## start COLLECTED DATA

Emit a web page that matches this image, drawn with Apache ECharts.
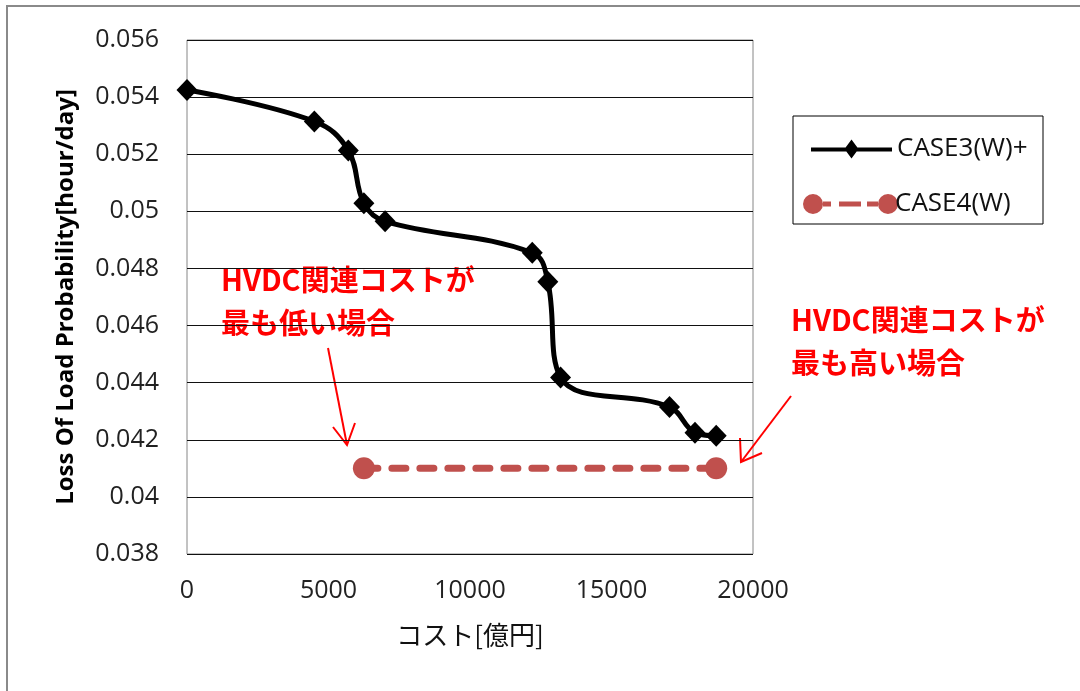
<!DOCTYPE html>
<html>
<head>
<meta charset="utf-8">
<script src="https://cdn.jsdelivr.net/npm/echarts@6/dist/echarts.min.js"></script>
<style>
  html, body { margin: 0; padding: 0; background: #fff; }
  #chart { width: 1080px; height: 691px; }
</style>
</head>
<body>
<div id="chart"></div>
<script>
// Cost [億円] vs. loss of load probability [hour/day]
const case3Cost = [0, 4500, 5700, 6250, 7000, 12200, 12750, 13200, 17050, 17950, 18700];
const case3Lolp = [0.05425, 0.05315, 0.05213, 0.05028, 0.04965, 0.04855, 0.04753, 0.04418, 0.04315, 0.04225, 0.04214];
const case4Cost = [6250, 18700];
const case4Lolp = [0.0410, 0.0410];

const seriesNames = ['CASE3(W)+', 'CASE4(W)'];
const xTitle = 'コスト[億円]';
const yTitle = 'Loss Of Load Probability[hour/day]';
const noteLow = ['HVDC関連コストが', '最も低い場合'];
const noteHigh = ['HVDC関連コストが', '最も高い場合'];

const zip = (xs, ys) => xs.map((x, i) => [x, ys[i]]);

const latin = '"Open Sans", "Noto Sans", sans-serif';
const cjk = '"Noto Sans CJK JP", sans-serif';
const red = '#FF0000';
const case4Color = '#C0504D';

// legend icons: solid line with a diamond; dashed line with two dots
const iconCase3 = 'path://M0,8 L81,8 L81,12 L0,12 Z M40.5,0 L47.5,9.5 L40.5,19 L33.5,9.5 Z';
const iconCase4 = 'path://M1,10 A10,10 0 1,1 21,10 A10,10 0 1,1 1,10 Z ' +
  'M21,7.5 L29,7.5 L29,12.5 L21,12.5 Z M37,7.5 L59,7.5 L59,12.5 L37,12.5 Z ' +
  'M65,7.5 L76,7.5 L76,12.5 L65,12.5 Z M76,10 A10,10 0 1,1 96,10 A10,10 0 1,1 76,10 Z';

const chart = echarts.init(document.getElementById('chart'), null, { renderer: 'canvas' });

function arrow(x1, y1, x2, y2, w1, w2) {
  return [
    { type: 'line', shape: { x1, y1, x2, y2 }, style: { stroke: red, lineWidth: 2 } },
    { type: 'polyline', shape: { points: [w1, [x2, y2], w2] }, style: { stroke: red, lineWidth: 2, fill: null } }
  ];
}

function note(x, y, lines) {
  return lines.map((t, i) => ({
    type: 'text', left: x, top: y + i * 43,
    style: { text: t, fill: red, font: 'bold 29px ' + cjk }
  }));
}

chart.setOption({
  backgroundColor: '#fff',
  animation: false,
  grid: { left: 187, right: 327, top: 40, bottom: 137, show: true, borderColor: '#868686', borderWidth: 1 },
  xAxis: {
    type: 'value', min: 0, max: 20000, interval: 5000,
    name: xTitle, nameLocation: 'middle', nameGap: 68,
    nameTextStyle: { fontFamily: cjk, fontSize: 26, color: '#111' },
    axisLine: { show: false }, axisTick: { show: false },
    splitLine: { show: false },
    axisLabel: { fontFamily: latin, fontSize: 25, color: '#222', margin: 24,
      formatter: v => String(v) }
  },
  yAxis: {
    type: 'value', min: 0.038, max: 0.056, interval: 0.002,
    name: yTitle, nameLocation: 'middle', nameGap: 109, nameRotate: 90,
    nameTextStyle: { fontFamily: latin, fontSize: 24, fontWeight: 'bold', color: '#000' },
    axisLine: { show: false }, axisTick: { show: false },
    splitLine: { show: true, lineStyle: { color: '#111', width: 1 } },
    axisLabel: { fontFamily: latin, fontSize: 25, color: '#222', margin: 28,
      formatter: v => String(+v.toFixed(3)) }
  },
  legend: [
    { data: [seriesNames[0]], left: 806, top: 131, itemWidth: 81, itemHeight: 19, icon: iconCase3,
      itemGap: 0, textStyle: { fontFamily: latin, fontSize: 26, color: '#111' } },
    { data: [seriesNames[1]], left: 798, top: 186, itemWidth: 95, itemHeight: 20, icon: iconCase4,
      itemGap: 0, textStyle: { fontFamily: latin, fontSize: 26, color: '#111', padding: [0, 0, 0, -8] } }
  ],
  graphic: [
    { type: 'rect', shape: { x: 7, y: 6, width: 2000, height: 2000 }, style: { stroke: '#8a8a8a', lineWidth: 2, fill: null }, silent: true, z: -10 },
    { type: 'rect', shape: { x: 793, y: 116, width: 250, height: 108 }, style: { stroke: '#000', lineWidth: 1, fill: null } },
    ...note(221, 265, noteLow),
    ...note(791, 305, noteHigh),
    ...arrow(328, 348, 347, 445, [333, 427], [355, 423]),
    ...arrow(791, 396, 741, 462, [740, 438], [762, 453])
  ],
  series: [
    {
      name: seriesNames[0], type: 'line', data: zip(case3Cost, case3Lolp), smooth: 0.4,
      symbol: 'diamond', symbolSize: [21, 22], showAllSymbol: true,
      itemStyle: { color: '#000' }, lineStyle: { color: '#000', width: 5 }, z: 3
    },
    {
      name: seriesNames[1], type: 'line', data: zip(case4Cost, case4Lolp),
      symbol: 'circle', symbolSize: 22,
      itemStyle: { color: case4Color },
      lineStyle: { color: case4Color, width: 7, type: [14, 14], cap: 'round' }, z: 2
    }
  ]
});
</script>
</body>
</html>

## end COLLECTED DATA

# EXERCISE INSTRUCTIONS
Working from the lines above, reproduce the material exactly and exclude its pictures.

# TASK RESULT
Emit a web page that matches this image, drawn with Apache ECharts.
<!DOCTYPE html>
<html>
<head>
<meta charset="utf-8">
<script src="https://cdn.jsdelivr.net/npm/echarts@6/dist/echarts.min.js"></script>
<style>
  html, body { margin: 0; padding: 0; background: #fff; }
  #chart { width: 1080px; height: 691px; }
</style>
</head>
<body>
<div id="chart"></div>
<script>
// Cost [億円] vs. loss of load probability [hour/day]
const case3Cost = [0, 4500, 5700, 6250, 7000, 12200, 12750, 13200, 17050, 17950, 18700];
const case3Lolp = [0.05425, 0.05315, 0.05213, 0.05028, 0.04965, 0.04855, 0.04753, 0.04418, 0.04315, 0.04225, 0.04214];
const case4Cost = [6250, 18700];
const case4Lolp = [0.0410, 0.0410];

const seriesNames = ['CASE3(W)+', 'CASE4(W)'];
const xTitle = 'コスト[億円]';
const yTitle = 'Loss Of Load Probability[hour/day]';
const noteLow = ['HVDC関連コストが', '最も低い場合'];
const noteHigh = ['HVDC関連コストが', '最も高い場合'];

const zip = (xs, ys) => xs.map((x, i) => [x, ys[i]]);

const latin = '"Open Sans", "Noto Sans", sans-serif';
const cjk = '"Noto Sans CJK JP", sans-serif';
const red = '#FF0000';
const case4Color = '#C0504D';

// legend icons: solid line with a diamond; dashed line with two dots
const iconCase3 = 'path://M0,8 L81,8 L81,12 L0,12 Z M40.5,0 L47.5,9.5 L40.5,19 L33.5,9.5 Z';
const iconCase4 = 'path://M1,10 A10,10 0 1,1 21,10 A10,10 0 1,1 1,10 Z ' +
  'M21,7.5 L29,7.5 L29,12.5 L21,12.5 Z M37,7.5 L59,7.5 L59,12.5 L37,12.5 Z ' +
  'M65,7.5 L76,7.5 L76,12.5 L65,12.5 Z M76,10 A10,10 0 1,1 96,10 A10,10 0 1,1 76,10 Z';

const chart = echarts.init(document.getElementById('chart'), null, { renderer: 'canvas' });

function arrow(x1, y1, x2, y2, w1, w2) {
  return [
    { type: 'line', shape: { x1, y1, x2, y2 }, style: { stroke: red, lineWidth: 2 } },
    { type: 'polyline', shape: { points: [w1, [x2, y2], w2] }, style: { stroke: red, lineWidth: 2, fill: null } }
  ];
}

function note(x, y, lines) {
  return lines.map((t, i) => ({
    type: 'text', left: x, top: y + i * 43,
    style: { text: t, fill: red, font: 'bold 29px ' + cjk }
  }));
}

chart.setOption({
  backgroundColor: '#fff',
  animation: false,
  grid: { left: 187, right: 327, top: 40, bottom: 137, show: true, borderColor: '#868686', borderWidth: 1 },
  xAxis: {
    type: 'value', min: 0, max: 20000, interval: 5000,
    name: xTitle, nameLocation: 'middle', nameGap: 68,
    nameTextStyle: { fontFamily: cjk, fontSize: 26, color: '#111' },
    axisLine: { show: false }, axisTick: { show: false },
    splitLine: { show: false },
    axisLabel: { fontFamily: latin, fontSize: 25, color: '#222', margin: 24,
      formatter: v => String(v) }
  },
  yAxis: {
    type: 'value', min: 0.038, max: 0.056, interval: 0.002,
    name: yTitle, nameLocation: 'middle', nameGap: 109, nameRotate: 90,
    nameTextStyle: { fontFamily: latin, fontSize: 24, fontWeight: 'bold', color: '#000' },
    axisLine: { show: false }, axisTick: { show: false },
    splitLine: { show: true, lineStyle: { color: '#111', width: 1 } },
    axisLabel: { fontFamily: latin, fontSize: 25, color: '#222', margin: 28,
      formatter: v => String(+v.toFixed(3)) }
  },
  legend: [
    { data: [seriesNames[0]], left: 806, top: 131, itemWidth: 81, itemHeight: 19, icon: iconCase3,
      itemGap: 0, textStyle: { fontFamily: latin, fontSize: 26, color: '#111' } },
    { data: [seriesNames[1]], left: 798, top: 186, itemWidth: 95, itemHeight: 20, icon: iconCase4,
      itemGap: 0, textStyle: { fontFamily: latin, fontSize: 26, color: '#111', padding: [0, 0, 0, -8] } }
  ],
  graphic: [
    { type: 'rect', shape: { x: 7, y: 6, width: 2000, height: 2000 }, style: { stroke: '#8a8a8a', lineWidth: 2, fill: null }, silent: true, z: -10 },
    { type: 'rect', shape: { x: 793, y: 116, width: 250, height: 108 }, style: { stroke: '#000', lineWidth: 1, fill: null } },
    ...note(221, 265, noteLow),
    ...note(791, 305, noteHigh),
    ...arrow(328, 348, 347, 445, [333, 427], [355, 423]),
    ...arrow(791, 396, 741, 462, [740, 438], [762, 453])
  ],
  series: [
    {
      name: seriesNames[0], type: 'line', data: zip(case3Cost, case3Lolp), smooth: 0.4,
      symbol: 'diamond', symbolSize: [21, 22], showAllSymbol: true,
      itemStyle: { color: '#000' }, lineStyle: { color: '#000', width: 5 }, z: 3
    },
    {
      name: seriesNames[1], type: 'line', data: zip(case4Cost, case4Lolp),
      symbol: 'circle', symbolSize: 22,
      itemStyle: { color: case4Color },
      lineStyle: { color: case4Color, width: 7, type: [14, 14], cap: 'round' }, z: 2
    }
  ]
});
</script>
</body>
</html>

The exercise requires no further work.